*Material*:
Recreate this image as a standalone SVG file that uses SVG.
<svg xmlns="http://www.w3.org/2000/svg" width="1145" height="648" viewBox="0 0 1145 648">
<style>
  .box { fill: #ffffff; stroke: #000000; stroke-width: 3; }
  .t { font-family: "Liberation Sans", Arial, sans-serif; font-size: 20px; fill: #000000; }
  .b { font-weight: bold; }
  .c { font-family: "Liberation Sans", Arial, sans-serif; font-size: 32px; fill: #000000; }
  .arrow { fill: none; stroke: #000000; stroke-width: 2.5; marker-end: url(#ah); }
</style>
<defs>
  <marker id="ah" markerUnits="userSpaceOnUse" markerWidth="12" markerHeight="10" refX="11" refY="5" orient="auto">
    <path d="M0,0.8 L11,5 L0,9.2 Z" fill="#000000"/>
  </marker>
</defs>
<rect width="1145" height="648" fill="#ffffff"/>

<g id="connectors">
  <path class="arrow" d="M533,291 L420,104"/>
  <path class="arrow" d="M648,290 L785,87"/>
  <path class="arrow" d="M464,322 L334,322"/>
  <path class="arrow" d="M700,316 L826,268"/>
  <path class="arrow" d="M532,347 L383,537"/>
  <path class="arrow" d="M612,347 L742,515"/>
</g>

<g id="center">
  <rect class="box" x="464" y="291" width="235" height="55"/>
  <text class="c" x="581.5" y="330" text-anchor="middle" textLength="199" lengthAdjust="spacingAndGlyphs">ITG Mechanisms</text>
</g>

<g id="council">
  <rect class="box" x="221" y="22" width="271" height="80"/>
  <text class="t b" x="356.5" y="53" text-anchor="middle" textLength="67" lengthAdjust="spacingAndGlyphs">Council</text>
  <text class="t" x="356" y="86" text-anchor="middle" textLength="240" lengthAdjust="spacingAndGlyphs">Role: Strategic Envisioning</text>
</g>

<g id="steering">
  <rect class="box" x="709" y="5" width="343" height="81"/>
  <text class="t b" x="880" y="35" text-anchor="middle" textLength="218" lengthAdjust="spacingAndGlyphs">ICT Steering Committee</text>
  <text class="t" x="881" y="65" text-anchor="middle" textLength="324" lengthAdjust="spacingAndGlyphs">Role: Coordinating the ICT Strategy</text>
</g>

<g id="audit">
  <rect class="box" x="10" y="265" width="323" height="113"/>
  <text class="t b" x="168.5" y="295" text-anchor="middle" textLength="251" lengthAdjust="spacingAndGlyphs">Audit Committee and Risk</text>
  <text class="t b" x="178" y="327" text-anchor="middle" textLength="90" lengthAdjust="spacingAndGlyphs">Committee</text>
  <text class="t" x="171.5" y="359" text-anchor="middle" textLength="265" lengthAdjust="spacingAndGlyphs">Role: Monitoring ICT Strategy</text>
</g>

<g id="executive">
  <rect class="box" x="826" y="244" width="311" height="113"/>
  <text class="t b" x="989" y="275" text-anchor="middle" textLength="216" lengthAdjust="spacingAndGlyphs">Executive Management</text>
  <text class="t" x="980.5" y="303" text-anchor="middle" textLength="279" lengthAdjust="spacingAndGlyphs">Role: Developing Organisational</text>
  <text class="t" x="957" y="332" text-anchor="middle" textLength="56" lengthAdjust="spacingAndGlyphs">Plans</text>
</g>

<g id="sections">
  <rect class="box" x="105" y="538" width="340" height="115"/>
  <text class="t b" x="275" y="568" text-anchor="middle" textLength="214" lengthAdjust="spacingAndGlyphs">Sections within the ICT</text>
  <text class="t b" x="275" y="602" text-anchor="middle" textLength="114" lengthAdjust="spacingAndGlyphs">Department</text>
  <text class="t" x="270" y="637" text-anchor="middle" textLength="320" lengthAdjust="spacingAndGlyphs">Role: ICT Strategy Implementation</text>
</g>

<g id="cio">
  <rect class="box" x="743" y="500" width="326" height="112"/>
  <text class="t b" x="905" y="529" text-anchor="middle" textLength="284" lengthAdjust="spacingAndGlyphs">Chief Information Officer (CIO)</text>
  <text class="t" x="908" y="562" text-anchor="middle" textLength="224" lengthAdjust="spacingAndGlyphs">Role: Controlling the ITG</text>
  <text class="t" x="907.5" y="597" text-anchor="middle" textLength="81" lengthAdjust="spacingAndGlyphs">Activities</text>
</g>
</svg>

*Brief*: Output the whole listing above again, word for word.

*The output*:
Recreate this image as a standalone SVG file that uses SVG.
<svg xmlns="http://www.w3.org/2000/svg" width="1145" height="648" viewBox="0 0 1145 648">
<style>
  .box { fill: #ffffff; stroke: #000000; stroke-width: 3; }
  .t { font-family: "Liberation Sans", Arial, sans-serif; font-size: 20px; fill: #000000; }
  .b { font-weight: bold; }
  .c { font-family: "Liberation Sans", Arial, sans-serif; font-size: 32px; fill: #000000; }
  .arrow { fill: none; stroke: #000000; stroke-width: 2.5; marker-end: url(#ah); }
</style>
<defs>
  <marker id="ah" markerUnits="userSpaceOnUse" markerWidth="12" markerHeight="10" refX="11" refY="5" orient="auto">
    <path d="M0,0.8 L11,5 L0,9.2 Z" fill="#000000"/>
  </marker>
</defs>
<rect width="1145" height="648" fill="#ffffff"/>

<g id="connectors">
  <path class="arrow" d="M533,291 L420,104"/>
  <path class="arrow" d="M648,290 L785,87"/>
  <path class="arrow" d="M464,322 L334,322"/>
  <path class="arrow" d="M700,316 L826,268"/>
  <path class="arrow" d="M532,347 L383,537"/>
  <path class="arrow" d="M612,347 L742,515"/>
</g>

<g id="center">
  <rect class="box" x="464" y="291" width="235" height="55"/>
  <text class="c" x="581.5" y="330" text-anchor="middle" textLength="199" lengthAdjust="spacingAndGlyphs">ITG Mechanisms</text>
</g>

<g id="council">
  <rect class="box" x="221" y="22" width="271" height="80"/>
  <text class="t b" x="356.5" y="53" text-anchor="middle" textLength="67" lengthAdjust="spacingAndGlyphs">Council</text>
  <text class="t" x="356" y="86" text-anchor="middle" textLength="240" lengthAdjust="spacingAndGlyphs">Role: Strategic Envisioning</text>
</g>

<g id="steering">
  <rect class="box" x="709" y="5" width="343" height="81"/>
  <text class="t b" x="880" y="35" text-anchor="middle" textLength="218" lengthAdjust="spacingAndGlyphs">ICT Steering Committee</text>
  <text class="t" x="881" y="65" text-anchor="middle" textLength="324" lengthAdjust="spacingAndGlyphs">Role: Coordinating the ICT Strategy</text>
</g>

<g id="audit">
  <rect class="box" x="10" y="265" width="323" height="113"/>
  <text class="t b" x="168.5" y="295" text-anchor="middle" textLength="251" lengthAdjust="spacingAndGlyphs">Audit Committee and Risk</text>
  <text class="t b" x="178" y="327" text-anchor="middle" textLength="90" lengthAdjust="spacingAndGlyphs">Committee</text>
  <text class="t" x="171.5" y="359" text-anchor="middle" textLength="265" lengthAdjust="spacingAndGlyphs">Role: Monitoring ICT Strategy</text>
</g>

<g id="executive">
  <rect class="box" x="826" y="244" width="311" height="113"/>
  <text class="t b" x="989" y="275" text-anchor="middle" textLength="216" lengthAdjust="spacingAndGlyphs">Executive Management</text>
  <text class="t" x="980.5" y="303" text-anchor="middle" textLength="279" lengthAdjust="spacingAndGlyphs">Role: Developing Organisational</text>
  <text class="t" x="957" y="332" text-anchor="middle" textLength="56" lengthAdjust="spacingAndGlyphs">Plans</text>
</g>

<g id="sections">
  <rect class="box" x="105" y="538" width="340" height="115"/>
  <text class="t b" x="275" y="568" text-anchor="middle" textLength="214" lengthAdjust="spacingAndGlyphs">Sections within the ICT</text>
  <text class="t b" x="275" y="602" text-anchor="middle" textLength="114" lengthAdjust="spacingAndGlyphs">Department</text>
  <text class="t" x="270" y="637" text-anchor="middle" textLength="320" lengthAdjust="spacingAndGlyphs">Role: ICT Strategy Implementation</text>
</g>

<g id="cio">
  <rect class="box" x="743" y="500" width="326" height="112"/>
  <text class="t b" x="905" y="529" text-anchor="middle" textLength="284" lengthAdjust="spacingAndGlyphs">Chief Information Officer (CIO)</text>
  <text class="t" x="908" y="562" text-anchor="middle" textLength="224" lengthAdjust="spacingAndGlyphs">Role: Controlling the ITG</text>
  <text class="t" x="907.5" y="597" text-anchor="middle" textLength="81" lengthAdjust="spacingAndGlyphs">Activities</text>
</g>
</svg>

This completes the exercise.